U.S. Forest Service, Columbia Gorge National Scenic Area


Designated Reach:

November 17, 1986. From the confluence with Wheeler Creek, near the town of Pitt, to the confluence with the Columbia River.


Classification/Mileage:

Recreational — 10.8 miles; Total — 10.8 miles.

Klickitat River

Klickitat River

The Klickitat River, located in south-central Washington, flows generally south from its origin on Mt. Adams in the high country of the Yakama Indian Reservation to its confluence with the Columbia River in the Columbia River Gorge. The designated segment is the lowermost 10.8 miles of the river. At the upper end of this segment, the river flows through a broad canyon. As it drops toward the Columbia at a steady gradient of 26 feet per mile, the canyon tightens and small rapids spike the channel.

At about river mile 2.5, the Klickitat drops into a tight, rock-walled gorge. The water cascades and crashes through the rocky channel where the tribes and bands of the Yakama Nation have used dip-net fishing continuously for generations to catch salmon and steelhead. Of the mid-Columbia tributaries, the Klickitat is one of the favored fishing sites, due to both the number of fish and the narrow canyon with its high water volume.

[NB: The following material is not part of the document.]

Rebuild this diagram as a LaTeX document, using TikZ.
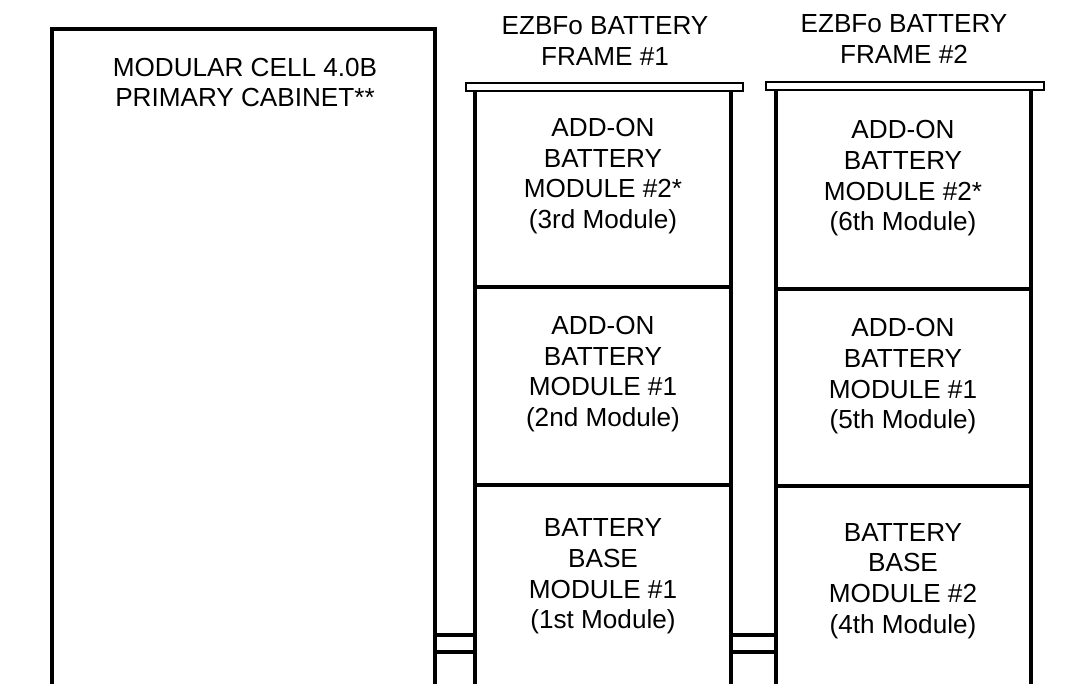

In addition to the river's outstanding hydrology, the geology of the gorge between river mile 1.1 and 2.5, and the dip-net fishing sites, the river is also the most significant anadromous fishery on the Washington side of the Columbia in the stretch from Bonneville Dam to the Snake River. It supports steelhead trout, Chinook salmon and coho salmon, with six distinct runs.

The lower Klickitat offers a variety of recreation opportunities, including boating, fishing, hiking, camping and sightseeing. Boat fishing is popular when the salmon and steelhead are running. There is an undeveloped boat put-in/take-out on Klickitat County Park land just below the Pitt bridge and river access at several places along Highway 142, including a Washington Department of Fish and Wildlife fee camp site Turkey Hole. The take-out is before the fish screw trap at about river mile 5, just above the Klickitat canyon gorge. The newly operating Fishway and Research Facility at the top of Lyle Falls requires boaters to take out at this point. The first drop, Lyle Falls, is a class 5+ and combined with the narrow canyon beyond is deadly to almost all who miss the take out. The falls also marks the beginning of the tribal in-lieu fishing sites and no boating is allowed through this area.

Permits are only required for commercial outfitters; existing commercial outfitters include beginning kayak schools, fishing guides and early season limited rafting.

The Spokane, Portland and Seattle Railroad built a railway linking Lyle and Goldendale in 1903. This branch line was abandoned in 1992 and is now the Klickitat Rails-to-Trail. The trail parallels the river's east bank from the Columbia River to Fisher Hill Bridge, where it crosses to the west bank and continues to the town of Pitt. It crosses Highway 142 and continues along the west bank leaving the wild and scenic river portion traversing many more miles upriver.